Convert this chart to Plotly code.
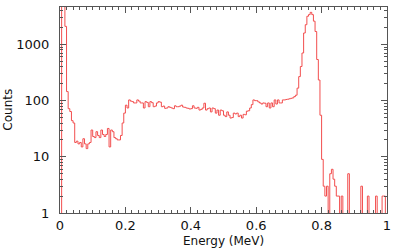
import numpy as np
import plotly.graph_objects as go

# Histogram: 200 bins of 0.005 MeV from 0 to 1 MeV
bin_start = 0.0
bin_width = 0.005
counts = [
    0, 30000, 6000, 2100, 145, 72, 64, 44, 40, 18,
    19, 17, 18, 15, 21, 17, 14, 17, 18, 30,
    23, 22, 28, 24, 22, 30, 25, 23, 25, 32,
    15, 30, 28, 22, 21, 20, 20, 24, 40, 60,
    83, 74, 103, 98, 96, 91, 91, 103, 98, 91,
    91, 74, 96, 93, 78, 96, 92, 78, 80, 91,
    96, 94, 78, 80, 73, 74, 78, 76, 74, 72,
    81, 78, 78, 80, 83, 77, 76, 74, 73, 71,
    72, 81, 74, 73, 76, 68, 70, 74, 90, 68,
    72, 74, 63, 74, 72, 60, 68, 55, 68, 66,
    55, 52, 63, 55, 49, 50, 60, 58, 60, 52,
    55, 49, 57, 56, 65, 66, 74, 85, 103, 100,
    100, 95, 91, 87, 91, 90, 78, 91, 74, 91,
    78, 103, 87, 103, 91, 91, 103, 103, 105, 106,
    108, 110, 112, 118, 125, 167, 268, 405, 705, 1600,
    2250, 3180, 3400, 3730, 3400, 2600, 1700, 540, 233, 55,
    9, 3, 2, 3, 0, 5, 6, 4, 3, 2,
    2, 0, 2, 0, 0, 0, 5, 0, 0, 0,
    0, 0, 0, 0, 3, 0, 0, 0, 2, 0,
    0, 0, 0, 2, 0, 0, 0, 2, 2, 0,
]

x_title = "Energy (MeV)"
y_title = "Counts"
x_tickvals = [0, 0.2, 0.4, 0.6, 0.8, 1]
x_ticktext = ["0", "0.2", "0.4", "0.6", "0.8", "1"]
y_tickvals = [1, 10, 100, 1000]
y_ticktext = ["1", "10", "100", "1000"]

counts_arr = np.array(counts, dtype=float)
edges = bin_start + bin_width * np.arange(len(counts_arr) + 1)
plot_counts = np.where(counts_arr > 0, counts_arr, 0.3)
xs = edges
ys = np.append(plot_counts, plot_counts[-1])

y_minor = [m * 10 ** d for d in range(0, 4) for m in range(2, 10)]

line_col = "#f24e4e"
axis_col = "#555555"
font_fam = "DejaVu Sans"

fig = go.Figure()
fig.add_trace(go.Scatter(
    x=xs, y=ys, mode="lines", line=dict(shape="hv", color=line_col, width=1),
    showlegend=False, hoverinfo="skip",
))

fig.update_layout(
    template="none",
    width=399, height=249,
    margin=dict(l=60, r=12, t=7, b=36, autoexpand=False),
    paper_bgcolor="white", plot_bgcolor="white",
    font=dict(family=font_fam, size=13, color="#111111"),
    xaxis=dict(
        range=[0, 1.00001], showgrid=False, zeroline=False, automargin=False,
        showline=True, linecolor=axis_col, linewidth=1, mirror="ticks",
        ticks="inside", ticklen=6, tickcolor=axis_col, tickwidth=1,
        tickvals=x_tickvals, ticktext=x_ticktext, ticklabeloverflow="allow",
        tickfont=dict(family=font_fam, size=13),
        minor=dict(ticks="inside", ticklen=3, tickcolor=axis_col, dtick=0.02, tick0=0, showgrid=False),
    ),
    yaxis=dict(
        type="log", range=[0, 3.667], showgrid=False, zeroline=False, automargin=False,
        showline=True, linecolor=axis_col, linewidth=1, mirror="ticks",
        ticks="inside", ticklen=6, tickcolor=axis_col, tickwidth=1,
        tickvals=y_tickvals, ticktext=y_ticktext,
        tickfont=dict(family=font_fam, size=13),
        ticklabelstandoff=7,
        minor=dict(ticks="inside", ticklen=3, tickcolor=axis_col, tickvals=y_minor, showgrid=False),
    ),
    annotations=[
        dict(text=x_title, xref="paper", yref="paper", x=0.5, y=-0.135,
             xanchor="center", yanchor="middle", showarrow=False,
             font=dict(family=font_fam, size=12, color="#111111")),
        dict(text=y_title, xref="paper", yref="paper", x=-0.16, y=0.5, textangle=-90,
             xanchor="center", yanchor="middle", showarrow=False,
             font=dict(family=font_fam, size=12, color="#111111")),
    ],
)

fig.write_html(
    "out.html",
    config={"displayModeBar": False, "staticPlot": True},
    post_script="document.body.style.margin='0';document.body.style.overflow='hidden';",
)
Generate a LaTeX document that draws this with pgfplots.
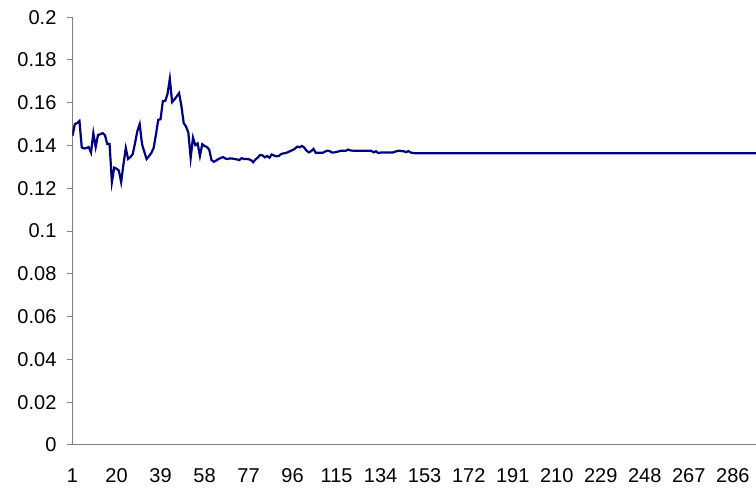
\documentclass[border=0pt]{standalone}
\usepackage{fontspec}
\setmainfont{Liberation Sans}
\usepackage{pgfplots}
\pgfplotsset{compat=1.18}
\definecolor{axgray}{RGB}{128,128,128}
\definecolor{navyline}{RGB}{0,0,128}
\begin{document}
\begin{tikzpicture}[x=1pt,y=1pt]
\begin{axis}[
  at={(0,0)}, anchor=south west,
  scale only axis, width=341.75pt, height=213.9pt,
  xmin=1, xmax=296, ymin=0, ymax=0.2,
  axis lines*=left,
  axis line style={axgray, line width=0.5pt},
  xtick={1,20,39,58,77,96,115,134,153,172,191,210,229,248,267,286},
  ytick={0,0.02,0.04,0.06,0.08,0.1,0.12,0.14,0.16,0.18,0.2},
  yticklabels={0,0.02,0.04,0.06,0.08,0.1,0.12,0.14,0.16,0.18,0.2},
  xtick style={draw=none},
  ytick style={axgray, line width=0.5pt},
  tick align=outside,
  major tick length=2.75pt,
  /pgf/number format/assume math mode=true,
  ticklabel style={font=\fontsize{10}{12}\selectfont, inner sep=0pt},
  xticklabel style={anchor=north, yshift=-8.9pt},
  yticklabel style={anchor=east, xshift=-5.1pt},
  clip=true,
]
\addplot[navyline, line width=1.1pt, mark=none] coordinates {
(1,0.1445) (2,0.1500) (3,0.1505) (4,0.1515) (5,0.1391) (6,0.1386) (7,0.1388) (8,0.1393) (9,0.1367) (10,0.1458)
(11,0.1393) (12,0.1449) (13,0.1453) (14,0.1458) (15,0.1449) (16,0.1407) (17,0.1407) (18,0.1229) (19,0.1297) (20,0.1292)
(21,0.1283) (22,0.1229) (23,0.1313) (24,0.1388) (25,0.1337) (26,0.1346) (27,0.1360) (28,0.1412) (29,0.1468) (30,0.1500)
(31,0.1407) (32,0.1370) (33,0.1337) (34,0.1350) (35,0.1365) (36,0.1388) (37,0.1450) (38,0.1520) (39,0.1523) (40,0.1608)
(41,0.1608) (42,0.1640) (43,0.1712) (44,0.1603) (45,0.1615) (46,0.1630) (47,0.1645) (48,0.1585) (49,0.1505) (50,0.1489)
(51,0.1460) (52,0.1342) (53,0.1437) (54,0.1402) (55,0.1410) (56,0.1351) (57,0.1406) (58,0.1398) (59,0.1393) (60,0.1381)
(61,0.1332) (62,0.1324) (63,0.1330) (64,0.1337) (65,0.1342) (66,0.1346) (67,0.1339) (68,0.1337) (69,0.1340) (70,0.1339)
(71,0.1337) (72,0.1335) (73,0.1332) (74,0.1341) (75,0.1337) (76,0.1337) (77,0.1336) (78,0.1332) (79,0.1322) (80,0.1335)
(81,0.1344) (82,0.1356) (83,0.1354) (84,0.1345) (85,0.1351) (86,0.1343) (87,0.1358) (88,0.1353) (89,0.1350) (90,0.1351)
(91,0.1360) (92,0.1363) (93,0.1365) (94,0.1369) (95,0.1374) (96,0.1379) (97,0.1385) (98,0.1395) (99,0.1392) (100,0.1398)
(101,0.1391) (102,0.1376) (103,0.1368) (104,0.1374) (105,0.1384) (106,0.1366) (107,0.1366) (108,0.1366) (109,0.1366) (110,0.1372)
(111,0.1376) (112,0.1374) (113,0.1367) (114,0.1368) (115,0.1370) (116,0.1373) (117,0.1376) (118,0.1376) (119,0.1376) (120,0.1381)
(121,0.1377) (122,0.1376) (123,0.1376) (124,0.1376) (125,0.1376) (126,0.1376) (127,0.1376) (128,0.1376) (129,0.1376) (130,0.1375)
(131,0.1368) (132,0.1373) (133,0.1365) (134,0.1367) (135,0.1367) (136,0.1367) (137,0.1367) (138,0.1367) (139,0.1367) (140,0.1370)
(141,0.1374) (142,0.1376) (143,0.1374) (144,0.1373) (145,0.1369) (146,0.1374) (147,0.1367) (148,0.1365) (149,0.1364) (150,0.1364)
(296,0.1364)
};
\end{axis}
\pgfresetboundingbox
\useasboundingbox (-36.25,-22.5) rectangle (341.75,222.5);
\end{tikzpicture}
\end{document}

*****

EXERCISE DIRECTIONS – Each line from the top of the material through the line containing "import plotly.graph_objects as go" should be reproduced exactly; please drop any images.

SOLUTION FOR THIS TASK –
Convert this chart to Plotly code.
import numpy as np
import plotly.graph_objects as go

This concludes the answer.